### Exercise requirements
Identify the lines that include the word "React", then copy all of them.

┌─ Data supplied

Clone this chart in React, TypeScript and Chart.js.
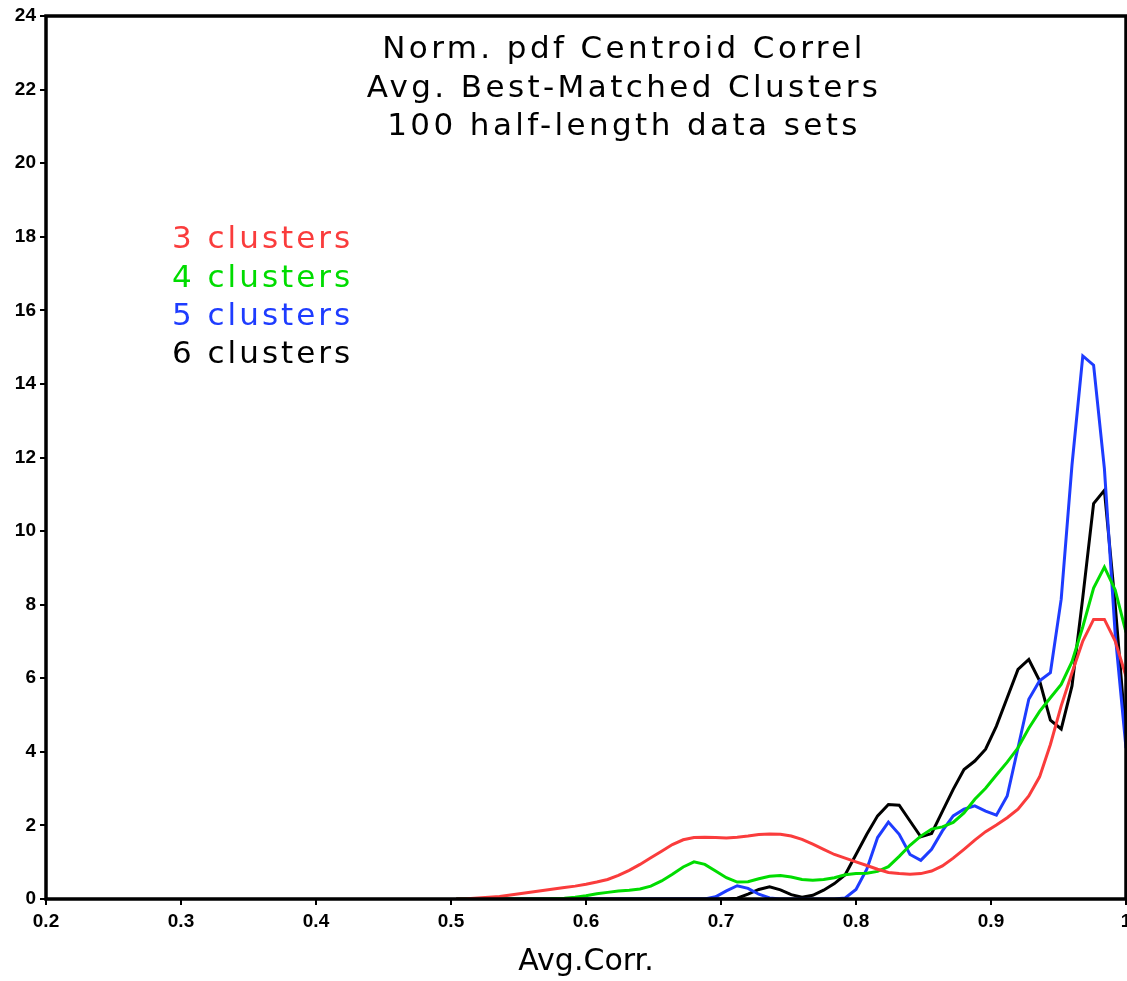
import React, { useEffect, useRef } from "react";
import { Chart, registerables } from "chart.js";

Chart.register(...registerables);

const X_VALUES = [
  0.504, 0.512, 0.52, 0.528, 0.536, 0.544, 0.552, 0.56, 0.568, 0.576, 0.584, 0.592, 0.6,
  0.608, 0.616, 0.624, 0.632, 0.64, 0.648, 0.656, 0.664, 0.672, 0.68, 0.688, 0.696, 0.704,
  0.712, 0.72, 0.728, 0.736, 0.744, 0.752, 0.76, 0.768, 0.776, 0.784, 0.792, 0.8,
  0.808, 0.816, 0.824, 0.832, 0.84, 0.848, 0.856, 0.864, 0.872, 0.88, 0.888, 0.896, 0.904,
  0.912, 0.92, 0.928, 0.936, 0.944, 0.952, 0.96, 0.968, 0.976, 0.984, 0.992, 1.0,
];

const RED_3 = [
  0, 0.01, 0.03, 0.05, 0.07, 0.11, 0.15, 0.19, 0.23, 0.27, 0.31, 0.35, 0.4,
  0.46, 0.53, 0.64, 0.78, 0.94, 1.12, 1.3, 1.48, 1.61, 1.67, 1.68, 1.67, 1.66,
  1.68, 1.71, 1.75, 1.77, 1.76, 1.71, 1.62, 1.49, 1.35, 1.21, 1.11, 1.01,
  0.91, 0.81, 0.72, 0.69, 0.67, 0.69, 0.76, 0.9, 1.11, 1.35, 1.6, 1.83, 2.01,
  2.21, 2.44, 2.8, 3.32, 4.2, 5.25, 6.15, 7.01, 7.6, 7.6, 7.01, 6.05,
];

const GREEN_4 = [
  0, 0, 0, 0, 0, 0, 0, 0, 0, 0.01, 0.02, 0.05, 0.09,
  0.14, 0.18, 0.22, 0.24, 0.27, 0.35, 0.49, 0.67, 0.87, 1.01, 0.94, 0.76, 0.58,
  0.46, 0.47, 0.55, 0.62, 0.64, 0.6, 0.53, 0.51, 0.53, 0.58, 0.66, 0.69,
  0.7, 0.75, 0.88, 1.16, 1.46, 1.71, 1.9, 1.96, 2.08, 2.34, 2.71, 3.01, 3.37,
  3.72, 4.11, 4.64, 5.1, 5.47, 5.83, 6.45, 7.4, 8.45, 9.02, 8.4, 7.25,
];

const BLUE_5 = [
  0, 0, 0, 0, 0, 0, 0, 0, 0, 0, 0, 0, 0,
  0, 0, 0, 0, 0, 0, 0, 0, 0, 0, 0, 0.06, 0.22,
  0.36, 0.29, 0.13, 0.03, 0, 0, 0, 0, 0, 0, 0.03, 0.26,
  0.81, 1.67, 2.09, 1.76, 1.21, 1.05, 1.35, 1.85, 2.26, 2.44, 2.53, 2.39, 2.28,
  2.8, 4.11, 5.43, 5.93, 6.15, 8.15, 11.8, 14.76, 14.51, 11.7, 7.2, 4.1,
];

const BLACK_6 = [
  0, 0, 0, 0, 0, 0, 0, 0, 0, 0, 0, 0, 0,
  0, 0, 0, 0, 0, 0, 0, 0, 0, 0, 0, 0, 0,
  0.02, 0.13, 0.26, 0.33, 0.25, 0.12, 0.05, 0.1, 0.24, 0.42, 0.66, 1.21,
  1.76, 2.26, 2.57, 2.55, 2.12, 1.69, 1.78, 2.38, 2.98, 3.52, 3.75, 4.07, 4.7,
  5.47, 6.24, 6.51, 5.93, 4.86, 4.62, 5.79, 8.2, 10.75, 11.11, 8.0, 4.4,
];

const X_TICKS = [0.2, 0.3, 0.4, 0.5, 0.6, 0.7, 0.8, 0.9, 1.0];
const Y_TICKS = [0, 2, 4, 6, 8, 10, 12, 14, 16, 18, 20, 22, 24];

const TITLE_LINES = ["Norm. pdf Centroid Correl", "Avg. Best-Matched Clusters", "100 half-length data sets"];
const LEGEND_LABELS = ["3 clusters", "4 clusters", "5 clusters", "6 clusters"];
const X_TITLE = "Avg.Corr.";

const COLORS = ["rgb(250,60,60)", "rgb(0,220,0)", "rgb(30,60,255)", "rgb(0,0,0)"];
const SERIES = [RED_3, GREEN_4, BLUE_5, BLACK_6];

const decorPlugin = {
  id: "decor",
  afterDraw(chart: any) {
    const ctx = chart.ctx as CanvasRenderingContext2D;
    const a = chart.chartArea;
    ctx.save();
    // frame
    ctx.strokeStyle = "#000";
    ctx.lineWidth = 3.5;
    ctx.strokeRect(a.left, a.top, a.right - a.left, a.bottom - a.top);

    // title
    ctx.fillStyle = "#000";
    ctx.font = '31px "DejaVu Sans"';
    (ctx as any).letterSpacing = "3.4px";
    ctx.textAlign = "center";
    ctx.textBaseline = "alphabetic";
    const titleBase = [58, 96.5, 135];
    TITLE_LINES.forEach((t, i) => ctx.fillText(t, 624, titleBase[i]));

    // legend
    ctx.textAlign = "left";
    (ctx as any).letterSpacing = "3px";
    const legBase = [248, 286.5, 324.5, 362.5];
    LEGEND_LABELS.forEach((t, i) => {
      ctx.fillStyle = COLORS[i];
      ctx.fillText(t, 172, legBase[i]);
    });

    // x title
    (ctx as any).letterSpacing = "0px";
    ctx.fillStyle = "#000";
    ctx.font = '30px "DejaVu Sans"';
    ctx.textAlign = "center";
    ctx.fillText(X_TITLE, 586, 970);
    ctx.restore();
  },
};

export default function App() {
  const ref = useRef<HTMLCanvasElement | null>(null);
  useEffect(() => {
    document.body.style.margin = "0";
    const canvas = ref.current!;
    const tickFont = { family: '"Liberation Sans", Arial, sans-serif', size: 19, weight: "bold" as const };
    const gridOpts = {
      display: true,
      drawOnChartArea: false,
      drawTicks: true,
      tickLength: 6,
      lineWidth: 2,
      color: "#000",
    };
    const chart = new Chart(canvas, {
      type: "line",
      data: {
        datasets: SERIES.map((s, i) => ({
          label: LEGEND_LABELS[i],
          data: X_VALUES.map((x, j) => ({ x, y: s[j] })),
          borderColor: COLORS[i],
          backgroundColor: COLORS[i],
          borderWidth: 3,
          pointRadius: 0,
          tension: 0,
          fill: false,
        })),
      },
      options: {
        responsive: false,
        animation: false,
        layout: { autoPadding: false, padding: { top: 16, right: 1, left: 0, bottom: 0 } } as any,
        plugins: {
          legend: { display: false },
          title: { display: false },
          tooltip: { enabled: false },
        },
        scales: {
          x: {
            type: "linear",
            min: 0.2,
            max: 1.0,
            afterBuildTicks: (axis: any) => {
              axis.ticks = X_TICKS.map((v) => ({ value: v }));
            },
            afterFit: (axis: any) => {
              axis.height = 82;
              axis.paddingLeft = 0;
              axis.paddingRight = 0;
            },
            grid: gridOpts,
            border: { display: false },
            ticks: {
              padding: 5,
              color: "#000",
              font: tickFont,
              maxRotation: 0,
              autoSkip: false,
              callback: (v: any) => (Math.abs(Number(v) - 1) < 1e-9 ? "1" : Number(v).toFixed(1)),
            },
          },
          y: {
            type: "linear",
            min: 0,
            max: 24,
            afterBuildTicks: (axis: any) => {
              axis.ticks = Y_TICKS.map((v) => ({ value: v }));
            },
            afterFit: (axis: any) => {
              axis.width = 46;
              axis.paddingTop = 0;
              axis.paddingBottom = 0;
            },
            grid: gridOpts,
            border: { display: false },
            ticks: {
              padding: 4,
              color: "#000",
              font: tickFont,
              autoSkip: false,
              callback: (v: any) => String(v),
            },
          },
        },
      },
      plugins: [decorPlugin],
    });
    return () => chart.destroy();
  }, []);
  return <canvas ref={ref} width={1127} height={981} style={{ display: "block" }} />;
}
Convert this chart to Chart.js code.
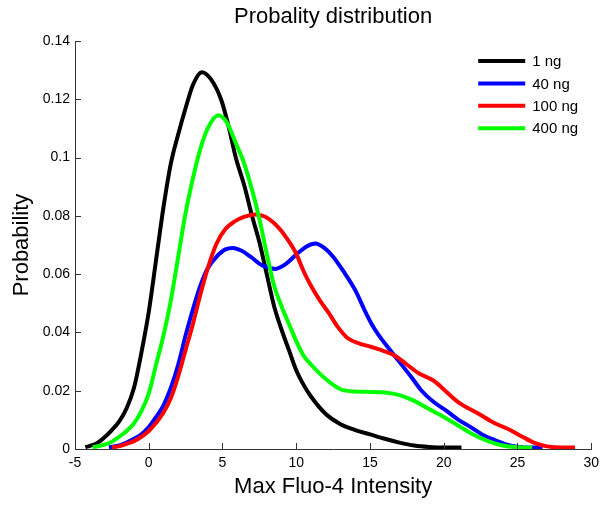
<!DOCTYPE html>
<html>
<head>
<meta charset="utf-8">
<script src="https://cdn.jsdelivr.net/npm/chart.js@4.4.0/dist/chart.umd.min.js"></script>
<style>
  body{margin:0;background:#fff;}
  canvas{display:block;}
</style>
</head>
<body>
<canvas id="myChart" width="605" height="505"></canvas>
<script>
const labels_series = ['1 ng', '40 ng', '100 ng', '400 ng'];
const colors_series = ['#000000', '#0000ff', '#ff0000', '#00ff00'];

// 1 ng (black)
const x_1ng = [-4.3, -3.5, -3, -2.5, -2, -1.5, -1, -0.5, 0, 0.5, 1, 1.5, 2, 2.5, 3, 3.6, 4.2, 4.9, 5.4, 5.9, 6.5, 7, 7.5, 8, 8.5, 9, 9.5, 10, 10.5, 11, 12, 13, 14, 15, 16, 17, 18, 19, 20, 21.2];
const y_1ng = [0.0006, 0.002, 0.004, 0.0065, 0.0095, 0.014, 0.021, 0.033, 0.047, 0.065, 0.083, 0.098, 0.108, 0.117, 0.125, 0.1293, 0.127, 0.12, 0.111, 0.1, 0.09, 0.08, 0.071, 0.06, 0.049, 0.041, 0.034, 0.027, 0.022, 0.018, 0.012, 0.0085, 0.0065, 0.005, 0.0035, 0.0022, 0.0012, 0.0007, 0.0005, 0.0005];

// 40 ng (blue)
const x_40ng = [-2.7, -2, -1.5, -1, -0.5, 0, 0.5, 1, 1.5, 2, 2.5, 3, 3.5, 4, 4.6, 5.2, 5.7, 6.3, 6.9, 7.7, 8.6, 9.3, 10, 10.7, 11.3, 11.9, 12.5, 13.2, 14, 14.6, 15.1, 15.6, 16.2, 16.9, 17.8, 18.5, 19.3, 20.1, 21, 21.8, 22.6, 23.5, 24.3, 25, 26, 26.7];
const y_40ng = [0.0006, 0.0012, 0.0022, 0.0035, 0.005, 0.0075, 0.011, 0.015, 0.021, 0.029, 0.039, 0.048, 0.056, 0.062, 0.066, 0.0685, 0.069, 0.068, 0.066, 0.063, 0.0618, 0.0635, 0.0667, 0.0695, 0.0705, 0.069, 0.066, 0.061, 0.0545, 0.048, 0.043, 0.039, 0.035, 0.0305, 0.0247, 0.02, 0.0162, 0.0134, 0.01, 0.0076, 0.005, 0.003, 0.0015, 0.0008, 0.0005, 0.0005];

// 100 ng (red)
const x_100ng = [-2.5, -2, -1.5, -1, -0.5, 0, 0.5, 1, 1.5, 2, 2.5, 3, 3.5, 4, 4.6, 5.2, 5.8, 6.5, 7.2, 7.9, 8.8, 9.4, 10, 10.5, 11, 11.6, 12.2, 12.8, 13.5, 14.3, 15.1, 16, 16.7, 17.5, 18.3, 19.3, 20.1, 21, 22.3, 23.4, 24.5, 25.3, 26.2, 27, 28, 28.9];
const y_100ng = [0.0006, 0.001, 0.0018, 0.0027, 0.0042, 0.0062, 0.009, 0.0125, 0.0175, 0.025, 0.034, 0.043, 0.053, 0.062, 0.0705, 0.0755, 0.078, 0.0797, 0.0805, 0.0797, 0.076, 0.072, 0.067, 0.061, 0.056, 0.051, 0.0467, 0.042, 0.038, 0.0362, 0.035, 0.0335, 0.032, 0.029, 0.026, 0.0235, 0.02, 0.016, 0.0123, 0.009, 0.0065, 0.0043, 0.002, 0.0009, 0.0005, 0.0005];

// 400 ng (green)
const x_400ng = [-3.8, -3, -2.5, -2, -1.5, -1, -0.5, 0, 0.5, 1, 1.5, 2, 2.5, 3, 3.5, 4, 4.7, 5.3, 5.9, 6.4, 7, 7.5, 8, 8.5, 9, 9.5, 10, 10.5, 11, 12, 13, 14, 15, 16, 17, 18, 19, 20, 21, 22, 23, 24, 25, 26];
const y_400ng = [0.0006, 0.0015, 0.0025, 0.0042, 0.0062, 0.0088, 0.013, 0.019, 0.029, 0.039, 0.051, 0.066, 0.081, 0.093, 0.103, 0.11, 0.1145, 0.112, 0.105, 0.099, 0.089, 0.079, 0.067, 0.056, 0.049, 0.043, 0.037, 0.032, 0.029, 0.024, 0.0205, 0.0197, 0.0196, 0.0194, 0.0185, 0.0165, 0.0137, 0.011, 0.008, 0.005, 0.0027, 0.0012, 0.0006, 0.0005];

const x_ticks = [-5, 0, 5, 10, 15, 20, 25, 30];
const y_ticks = [0, 0.02, 0.04, 0.06, 0.08, 0.1, 0.12, 0.14];

const font_family = "'Liberation Sans', Arial, Helvetica, sans-serif";
Chart.defaults.font.family = font_family;
Chart.defaults.color = '#000';

function points(xs, ys){
  return xs.map((x, i) => ({x: x, y: ys[i]}));
}

const series_x = [x_1ng, x_40ng, x_100ng, x_400ng];
const series_y = [y_1ng, y_40ng, y_100ng, y_400ng];

// last series is drawn on top (lower order = drawn later)
const datasets = labels_series.map((lab, i) => ({
  label: lab,
  data: points(series_x[i], series_y[i]),
  borderColor: colors_series[i],
  backgroundColor: colors_series[i],
  borderWidth: 4,
  pointRadius: 0,
  fill: false,
  cubicInterpolationMode: 'monotone',
  order: labels_series.length - i
}));

// title centred over the plot area
const titlePlugin = {
  id: 'plotTitle',
  afterDraw(chart){
    const ctx = chart.ctx, a = chart.chartArea;
    ctx.save();
    ctx.font = '22px ' + font_family;
    ctx.fillStyle = '#000';
    ctx.textAlign = 'center';
    ctx.textBaseline = 'middle';
    ctx.fillText('Probality distribution', (a.left + a.right) / 2, 17);
    ctx.restore();
  }
};

// small tick marks pointing into the plot
const innerTicks = {
  id: 'innerTicks',
  afterDraw(chart){
    const ctx = chart.ctx, a = chart.chartArea;
    const xs = chart.scales.x, ys = chart.scales.y;
    ctx.save();
    ctx.strokeStyle = '#333';
    ctx.lineWidth = 1;
    ctx.beginPath();
    x_ticks.forEach(v => {
      const px = Math.round(xs.getPixelForValue(v)) + 0.5;
      ctx.moveTo(px, a.bottom);
      ctx.lineTo(px, a.bottom - 6);
    });
    y_ticks.forEach(v => {
      const py = Math.round(ys.getPixelForValue(v)) + 0.5;
      ctx.moveTo(a.left, py);
      ctx.lineTo(a.left + 6, py);
    });
    ctx.stroke();
    ctx.restore();
  }
};

// legend in the upper right corner of the plot
const cornerLegend = {
  id: 'cornerLegend',
  afterDraw(chart){
    const ctx = chart.ctx, a = chart.chartArea;
    ctx.save();
    ctx.font = '15px ' + font_family;
    ctx.textBaseline = 'middle';
    ctx.textAlign = 'left';
    chart.data.datasets.forEach((ds, i) => {
      const y = a.top + 20 + i * 22.4;
      ctx.strokeStyle = ds.borderColor;
      ctx.lineWidth = 4;
      ctx.beginPath();
      ctx.moveTo(a.right - 113, y);
      ctx.lineTo(a.right - 66, y);
      ctx.stroke();
      ctx.fillStyle = '#000';
      ctx.fillText(ds.label, a.right - 59, y + 1);
    });
    ctx.restore();
  }
};

const config = {
  type: 'line',
  data: { datasets: datasets },
  options: {
    responsive: false,
    animation: false,
    layout: { padding: { top: 41, right: 11, left: 0, bottom: 0 } },
    plugins: {
      legend: { display: false },
      title: { display: false },
      tooltip: { enabled: false }
    },
    scales: {
      x: {
        type: 'linear',
        min: -5,
        max: 30,
        afterBuildTicks: s => { s.ticks = x_ticks.map(v => ({value: v})); },
        afterFit: s => { s.height = 56; },
        grid: { drawOnChartArea: false, drawTicks: false },
        border: { display: true, color: '#333', width: 1 },
        ticks: { font: { size: 14 }, color: '#000', padding: 6, maxRotation: 0 },
        title: { display: true, text: 'Max Fluo-4 Intensity', font: { size: 22 }, color: '#000', padding: { top: 0, bottom: 5 } }
      },
      y: {
        type: 'linear',
        min: 0,
        max: 0.14,
        afterBuildTicks: s => { s.ticks = y_ticks.map(v => ({value: v})); },
        afterFit: s => { s.width = 75; },
        grid: { drawOnChartArea: false, drawTicks: false },
        border: { display: true, color: '#333', width: 1 },
        ticks: { font: { size: 14 }, color: '#000', padding: 5, callback: v => String(+Number(v).toFixed(2)) },
        title: { display: true, text: 'Probability', font: { size: 22 }, color: '#000', padding: { top: 9, bottom: 0 } }
      }
    }
  },
  plugins: [titlePlugin, innerTicks, cornerLegend]
};

const myChart = new Chart(
  document.getElementById('myChart').getContext("2d"),
  config);
</script>
</body>
</html>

└─

### Solution to this exercise
Clone this chart in React, TypeScript and Chart.js.
import React, { useEffect, useRef } from "react";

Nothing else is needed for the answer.